Por eso se comenzó a mover en la Congregación de los Sagrados Ritos la causa de Beatificación y Canonización del Venerable Siervo de Dios. Realizado todo lo que mandan las Constituciones Apostólicas en este género de Causas, el Papa Clemente XIII de feliz memoria, por Decreto dado el 8 de febrero de 1759 declaraba que el Venerable Siervo de Dios había ejercitado las virtudes en grado heroico. Después en la misma Congregación de los Sagrados Ritos se instruyó el juicio sobre los milagros que se presentaban como concedidos por Dios por intercesión del Venerable Siervo de Dios Juan de Ávila y, después de ponderar todo con absoluta severidad, se juzgaron tres milagros como verdaderos y demostrados. Nos mismo, por Decreto de 12 de Noviembre del año pasado hemos declarado la verdad de dichos milagros. Sólo faltaba que Nuestros Venerables Hermanos S.R.E. los Cardenales de la Congregación para la custodia de los Sagrados Ritos fueran consultados sobre si, constando la aprobación de virtudes heroicas y de milagros, según se ha dicho, consideraban que se podía proceder con seguridad a decretar los honores de los Beatos a este Siervo de Dios. Y éstos en la Congregación General tenida ante Nos el 28 de Noviembre de ese mismo año, respondieron unánimemente que se podía hacer con seguridad. Pero en asunto de tanta importancia diferimos abrir nuestra mente hasta que no invocáramos la ayuda del Padre de las luces con fervientes plegarias.
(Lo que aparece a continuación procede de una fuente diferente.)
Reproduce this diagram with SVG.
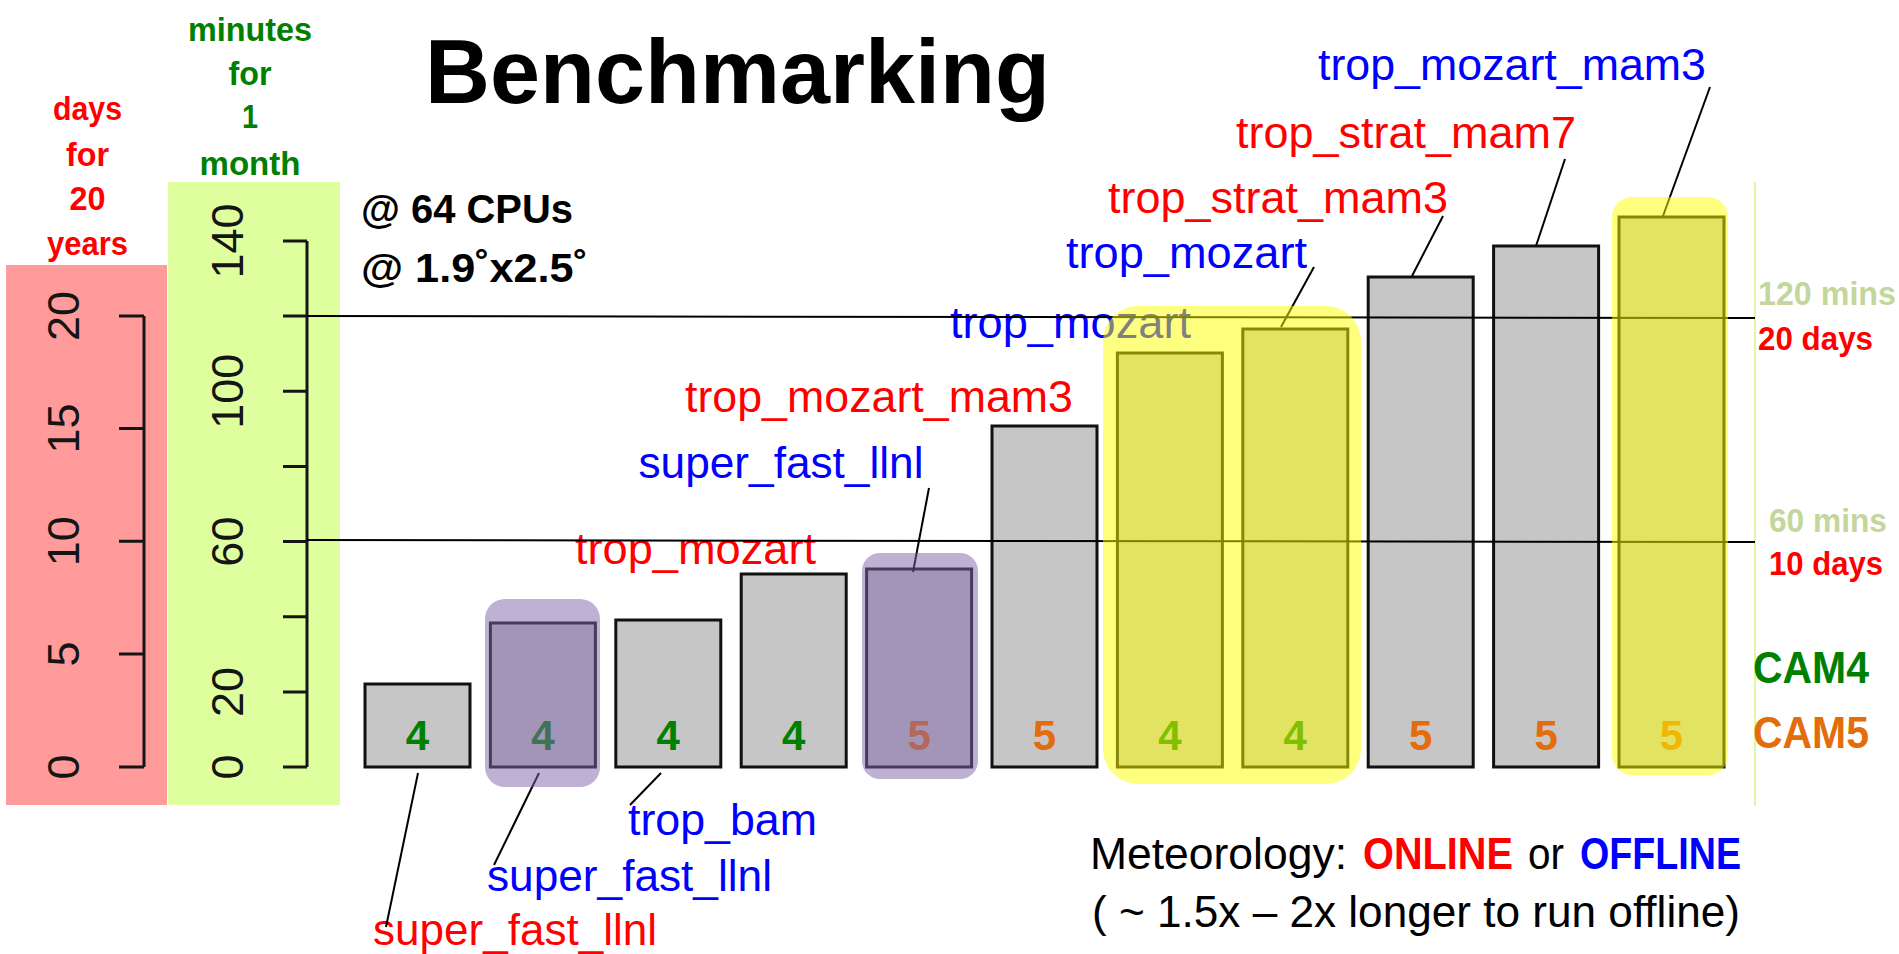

Habiendo hecho esto intensamente, finalmente en el Domingo primero de Cuaresma del presente año hemos pronunciado en solemne Decreto que se puede proceder a la Beatificación solemne del Venerable Siervo de Dios Juan de Ávila llamado el Maestro.
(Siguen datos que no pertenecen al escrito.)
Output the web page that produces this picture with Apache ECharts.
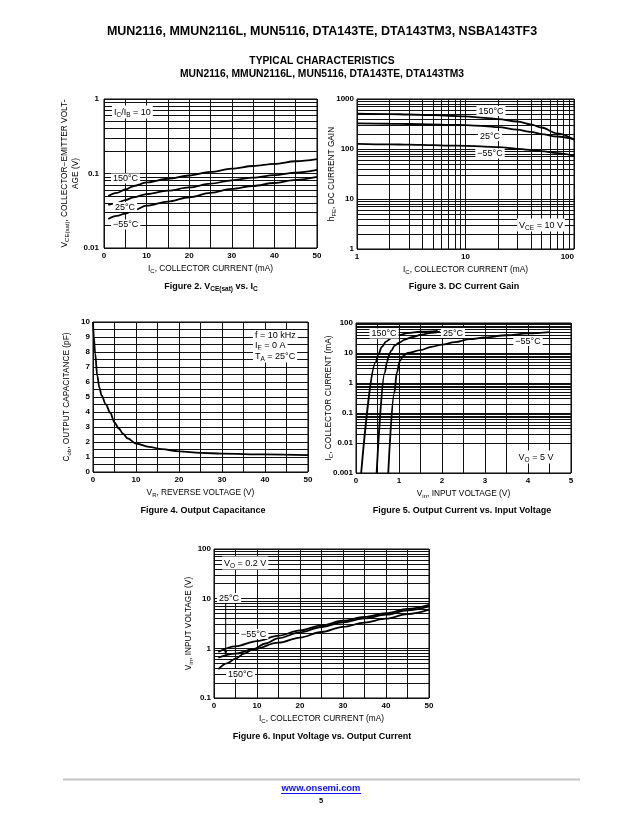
<!DOCTYPE html>
<html><head><meta charset="utf-8">
<script src="https://cdn.jsdelivr.net/npm/echarts@6/dist/echarts.min.js"></script>
<style>html,body{margin:0;padding:0;background:#fff}#c{width:643px;height:831px}</style>
</head><body><div id="c"></div>
<script>
// ---------- DATA ----------
// Figure 2: VCE(sat) vs IC
const fig2XTicks = [0, 10, 20, 30, 40, 50];
const fig2YTicks = [0.01, 0.1, 1];
const fig2_150 = [[1,0.050],[3,0.055],[5,0.061],[7,0.068],[10,0.076],[15,0.085],[20,0.094],[25,0.105],[30,0.116],[35,0.126],[40,0.135],[45,0.146],[50,0.156]];
const fig2_25  = [[1,0.038],[3,0.040],[5,0.044],[7,0.048],[10,0.053],[15,0.059],[20,0.065],[25,0.073],[30,0.081],[35,0.088],[40,0.095],[45,0.103],[50,0.112]];
const fig2_m55 = [[1,0.0245],[3,0.027],[5,0.029],[7,0.032],[10,0.037],[15,0.042],[20,0.048],[25,0.055],[30,0.062],[35,0.068],[40,0.0745],[45,0.082],[50,0.0898]];
// Figure 3: DC current gain
const fig3XTicks = [1, 10, 100];
const fig3YTicks = [1, 10, 100, 1000];
const fig3_150 = [[1,507],[2,500],[3,490],[5,475],[7,462],[10,448],[15,420],[20,395],[30,355],[40,310],[50,269],[70,205],[100,153]];
const fig3_25  = [[1,324],[2,320],[3,316],[5,310],[7,305],[10,301],[15,288],[20,274],[30,243],[40,220],[50,199],[70,178],[100,158]];
const fig3_m55 = [[1,127],[2,124],[3,122],[5,119],[7,117],[10,116],[15,112],[20,109],[30,101],[50,91],[70,83],[100,74]];
// Figure 4: Output capacitance
const fig4XTicks = [0, 10, 20, 30, 40, 50];
const fig4YTicks = [0,1,2,3,4,5,6,7,8,9,10];
const fig4_cob = [[0,10],[0.2,9.0],[0.5,7.9],[1,6.4],[1.5,5.6],[2,5.1],[3,4.5],[4,3.95],[5,3.3],[6,2.9],[7,2.55],[8,2.25],[10,1.9],[13,1.68],[16,1.52],[20,1.38],[25,1.28],[30,1.22],[40,1.17],[50,1.12]];
// Figure 5: Output current vs input voltage
const fig5XTicks = [0, 1, 2, 3, 4, 5];
const fig5YTicks = [0.001, 0.01, 0.1, 1, 10, 100];
const fig5_150 = [[0.12,0.001],[0.46,5],[0.52,9],[0.6,16],[0.7,24],[0.83,32],[1.0,40],[1.2,46],[1.5,51],[1.9,55]];
const fig5_25  = [[0.48,0.001],[0.67,2.2],[0.72,5],[0.76,8],[0.82,12],[0.9,17.6],[1.0,22],[1.14,28],[1.3,34],[1.53,41],[1.75,47],[1.95,52]];
const fig5_m55 = [[0.75,0.001],[0.89,0.46],[0.95,2.2],[1.02,5.5],[1.1,8],[1.2,10],[1.5,12.5],[1.75,16],[2.0,19],[2.3,23],[2.65,29],[3.0,33],[3.5,39],[4.0,45],[4.5,50]];
// Figure 6: Input voltage vs output current
const fig6XTicks = [0, 10, 20, 30, 40, 50];
const fig6YTicks = [0.1, 1, 10, 100];
const fig6_m55 = [[1,0.85],[5,1.1],[10,1.4],[15,1.8],[20,2.3],[25,2.9],[30,3.6],[35,4.3],[40,5.1],[45,6.2],[50,7.5]];
const fig6_25  = [[1,0.65],[5,0.78],[9,0.95],[15,1.3],[20,1.65],[25,2.13],[30,2.7],[35,3.3],[40,3.95],[45,4.9],[50,6.0]];
const fig6_150 = [[1,0.38],[3,0.5],[5,0.62],[7,0.78],[9,0.95],[12,1.25],[15,1.6],[20,2.1],[25,2.69],[30,3.35],[35,4.0],[40,4.75],[45,5.8],[50,7.0]];

// ---------- STYLE / HELPERS ----------
const FONT = '"Liberation Sans", Arial, Helvetica, sans-serif';
const GRID_COLOR = '#111';
const fmt = v => String(+(+v).toPrecision(3));
function minorLog(ticks){
  const out = [];
  for (let i = 0; i < ticks.length - 1; i++) for (let k = 2; k <= 9; k++) out.push(+(k * ticks[i]).toPrecision(3));
  return out;
}
function subRich(size, bold){
  return {s:{fontSize:size, fontFamily:FONT, fontWeight:bold?'bold':'normal', color:'#000', padding:[Math.round(size*0.75),0,0,0]}};
}
const labelBase = {color:'#000', fontFamily:FONT, fontSize:8, fontWeight:'bold'};
function nameStyle(){ return {color:'#000', fontFamily:FONT, fontSize:8.3, lineHeight:11, rich:subRich(6,false)}; }
const split = {show:true, lineStyle:{color:GRID_COLOR, width:1}};
function linAxis(gi, ticks, name, gap, isY, margin){
  return {type:'value', gridIndex:gi, min:ticks[0], max:ticks[ticks.length-1], interval:ticks[1]-ticks[0],
    axisLine:{show:false}, axisTick:{show:false},
    axisLabel:Object.assign({}, labelBase, {margin:margin, formatter:fmt}),
    splitLine:split, minorTick:{show:false, splitNumber:2},
    minorSplitLine:{show:true, lineStyle:{color:GRID_COLOR, width:1}},
    name:name, nameLocation:'middle', nameGap:gap, nameRotate:isY?90:0, nameMoveOverlap:false, nameTextStyle:nameStyle()};
}
function logAxis(gi, ticks, name, gap, isY, margin, extra){
  return Object.assign({type:'log', logBase:10, gridIndex:gi, min:ticks[0], max:ticks[ticks.length-1],
    axisLine:{show:false}, axisTick:{show:false},
    axisLabel:Object.assign({}, labelBase, {margin:margin, formatter:fmt}),
    splitLine:split,
    name:name, nameLocation:'middle', nameGap:gap, nameRotate:isY?90:0, nameMoveOverlap:false, nameTextStyle:nameStyle()}, extra||{});
}
// helper series carrying the minor log grid lines (drawn beneath the curves)
function gridSeries(gi, xs, ys){
  const data = [];
  (xs||[]).forEach(v => data.push({xAxis:v}));
  (ys||[]).forEach(v => data.push({yAxis:v}));
  return {type:'line', xAxisIndex:gi, yAxisIndex:gi, data:[], z:1, silent:true, animation:false,
    markLine:{silent:true, symbol:['none','none'], label:{show:false}, animation:false,
      lineStyle:{color:GRID_COLOR, width:1, type:'solid'}, emphasis:{disabled:true}, data:data}};
}
function curve(gi, data){
  return {type:'line', xAxisIndex:gi, yAxisIndex:gi, data:data, showSymbol:false, symbol:'none',
    smooth:0.35, smoothMonotone:'x', lineStyle:{color:'#000', width:1.8}, z:5, animation:false, silent:true};
}
const sub = (t) => '{s|' + t + '}';

// ---------- OPTION ----------
const grids = [
  {left:104, top:99, width:213, height:149},
  {left:357, top:99, width:217, height:150},
  {left:93, top:322, width:215, height:150},
  {left:356, top:323, width:215, height:150},
  {left:214, top:549, width:215, height:149}
].map(g => Object.assign({show:true, borderColor:'#000', borderWidth:1, backgroundColor:'transparent', containLabel:false}, g));

const option = {
  animation:false,
  backgroundColor:'#fff',
  grid:grids,
  xAxis:[
    linAxis(0, fig2XTicks, 'I' + sub('C') + ', COLLECTOR CURRENT (mA)', 15, false, 4),
    logAxis(1, fig3XTicks, 'I' + sub('C') + ', COLLECTOR CURRENT (mA)', 15, false, 4, {axisLabel:Object.assign({}, labelBase, {margin:4, formatter:fmt, alignMaxLabel:'right'})}),
    linAxis(2, fig4XTicks, 'V' + sub('R') + ', REVERSE VOLTAGE (V)', 15, false, 4),
    linAxis(3, fig5XTicks, 'V' + sub('in') + ', INPUT VOLTAGE (V)', 15, false, 4),
    linAxis(4, fig6XTicks, 'I' + sub('C') + ', COLLECTOR CURRENT (mA)', 15, false, 4)
  ],
  yAxis:[
    logAxis(0, fig2YTicks, 'V' + sub('CE(sat)') + ', COLLECTOR\u2212EMITTER VOLT-\nAGE (V)', 23, true, 5),
    logAxis(1, fig3YTicks, 'h' + sub('FE') + ', DC CURRENT GAIN', 20, true, 3),
    linAxis(2, fig4YTicks, 'C' + sub('ob') + ', OUTPUT CAPACITANCE (pF)', 21, true, 3),
    logAxis(3, fig5YTicks, 'I' + sub('C') + ', COLLECTOR CURRENT (mA)', 22, true, 3),
    logAxis(4, fig6YTicks, 'V' + sub('in') + ', INPUT VOLTAGE (V)', 20, true, 3)
  ],
  series:[
    gridSeries(0, null, minorLog(fig2YTicks)),
    gridSeries(1, minorLog(fig3XTicks), minorLog(fig3YTicks)),
    gridSeries(3, null, minorLog(fig5YTicks)),
    gridSeries(4, null, minorLog(fig6YTicks)),
    curve(0, fig2_150), curve(0, fig2_25), curve(0, fig2_m55),
    curve(1, fig3_150), curve(1, fig3_25), curve(1, fig3_m55),
    curve(2, fig4_cob),
    curve(3, fig5_150), curve(3, fig5_25), curve(3, fig5_m55),
    curve(4, fig6_m55), curve(4, fig6_25), curve(4, fig6_150)
  ],
  graphic:[]
};

// ---------- TEXTS ----------
function txt(x, y, text, o){
  o = o || {};
  const size = o.size || 9;
  return {type:'text', x:x, y:y, z:100, silent:true,
    style:{text:text, fontFamily:FONT, fontSize:size, fontWeight:o.bold?'bold':'normal', fill:o.color||'#000',
      align:o.align||'center', verticalAlign:'middle',
      backgroundColor:o.bg?'#fff':undefined, padding:o.bg?(o.pad||[1,2,0,2]):undefined,
      rich:subRich(Math.round(size*0.72*10)/10, !!o.bold)}};
}
const G = option.graphic;
// page headings
G.push(txt(322, 32, 'MUN2116, MMUN2116L, MUN5116, DTA143TE, DTA143TM3, NSBA143TF3', {size:12.5, bold:true}));
G.push(txt(322, 61.5, 'TYPICAL CHARACTERISTICS', {size:10.3, bold:true}));
G.push(txt(322, 74.5, 'MUN2116, MMUN2116L, MUN5116, DTA143TE, DTA143TM3', {size:10.3, bold:true}));
// captions
G.push(txt(211, 287, 'Figure 2. V' + sub('CE(sat)') + ' vs. I' + sub('C'), {size:9, bold:true}));
G.push(txt(464, 287, 'Figure 3. DC Current Gain', {size:9, bold:true}));
G.push(txt(203, 511, 'Figure 4. Output Capacitance', {size:9, bold:true}));
G.push(txt(462, 511, 'Figure 5. Output Current vs. Input Voltage', {size:9, bold:true}));
G.push(txt(322, 737, 'Figure 6. Input Voltage vs. Output Current', {size:9, bold:true}));
// fig 2 labels
G.push(txt(112, 112, 'I' + sub('C') + '/I' + sub('B') + ' = 10', {bg:true, align:'left'}));
G.push(txt(111, 178.5, '150\u00B0C', {bg:true, align:'left'}));
G.push(txt(113, 207, '25\u00B0C', {bg:true, align:'left'}));
G.push(txt(111, 224.5, '\u221255\u00B0C', {bg:true, align:'left'}));
// fig 3 labels
G.push(txt(491, 111, '150\u00B0C', {bg:true}));
G.push(txt(490, 136, '25\u00B0C', {bg:true}));
G.push(txt(490, 153.5, '\u221255\u00B0C', {bg:true}));
G.push(txt(541, 225, 'V' + sub('CE') + ' = 10 V', {bg:true}));
// fig 4 labels
G.push(txt(253, 335, 'f = 10 kHz', {bg:true, align:'left'}));
G.push(txt(253, 345.5, 'I' + sub('E') + ' = 0 A', {bg:true, align:'left'}));
G.push(txt(253, 356, 'T' + sub('A') + ' = 25\u00B0C', {bg:true, align:'left'}));
// fig 5 labels
G.push(txt(384, 333.5, '150\u00B0C', {bg:true}));
G.push(txt(453, 333, '25\u00B0C', {bg:true}));
G.push(txt(528, 341, '\u221255\u00B0C', {bg:true}));
G.push(txt(536, 457, 'V' + sub('O') + ' = 5 V', {bg:true}));
// fig 6 labels
G.push(txt(222, 563, 'V' + sub('O') + ' = 0.2 V', {bg:true, align:'left'}));
G.push(txt(217, 598, '25\u00B0C', {bg:true, align:'left'}));
G.push({type:'line', z:90, silent:true, shape:{x1:225.7, y1:603, x2:225.7, y2:652}, style:{stroke:'#000', lineWidth:1}});
G.push({type:'polygon', z:90, silent:true, shape:{points:[[223.7,650],[227.7,650],[225.7,655]]}, style:{fill:'#000'}});
G.push(txt(239, 634, '\u221255\u00B0C', {bg:true, align:'left'}));
G.push(txt(226, 674, '150\u00B0C', {bg:true, align:'left'}));
// footer
G.push({type:'line', silent:true, shape:{x1:63, y1:779.5, x2:580, y2:779.5}, style:{stroke:'#c4c4c4', lineWidth:2}});
G.push(txt(321, 788.5, 'www.onsemi.com', {size:9.4, bold:true, color:'#1010ff'}));
G.push({type:'line', silent:true, shape:{x1:281, y1:793.5, x2:361, y2:793.5}, style:{stroke:'#1010ff', lineWidth:1}});
G.push(txt(321, 800.5, '5', {size:7.5, bold:true}));

const chart = echarts.init(document.getElementById('c'), null, {renderer:'canvas'});
chart.setOption(option);
</script>
</body></html>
Siendo esto así, Nos, apoyándonos en los deseos de los Sagrados Obispos de España, con nuestra Autoridad Apostólica, por la fuerza de estas Letras damos facultad para que el Venerable Siervo de Dios Juan de Ávila, sacerdote secular, llamado Maestro, sea llamado en adelante con el nombre de Beato, que sus reliquias se propongan a la veneración pública de los fieles, pero no en rogativas solemnes, y que sus imágenes se decoren con rayos. Además, con nuestra misma autoridad concedemos que de él se recite el Oficio y la Misa de común de Confesores no Pontífices con las oraciones propias aprobadas por Nos, según las Rúbricas del Misal y del Breviario Romano. Y mandamos que se recite este Oficio y se celebre dicha Misa en las Diócesis de Toledo y Córdoba y en el Priorato de Clunia por todos los fieles que están obligados a recitar las horas canónicas y, en cuanto a las Misas, por todos los sacerdotes tanto seculares como regulares que estén en las Iglesias de que se trata. Finalmente concedemos que las solemnidades de la Beatificación del Venerable Siervo de Dios Juan de Ávila se celebren en los referidos templos con Oficio y Misas de Rito doble mayor. Y mandamos que esto se realice en el día que decida el Ordinario, dentro del tiempo de un año después de que se celebre la solemne beatificación en la Basílica Vaticana. No estando en contra las Constituciones y Ordenaciones Apostólicas y los decretos editados sobre el no culto o cualquier otro en contrario. Queremos que con los ejemplares de estas Letras, incluso impresos, firmados por el Secretario de la Congregación de los Ritos Sagrados y sellados con el Sello del Prefecto, se haga fe incluso en disputas judiciales, como prueba de nuestra voluntad manifestada en estas Letras. Dado en Roma junto a San Pedro bajo el anillo del Pescador, el 6 de Abril de 1894, año decimoséptimo de nuestro Pontificado.



Acta Sanctae Sedis 27 (1894-1895) 75-79.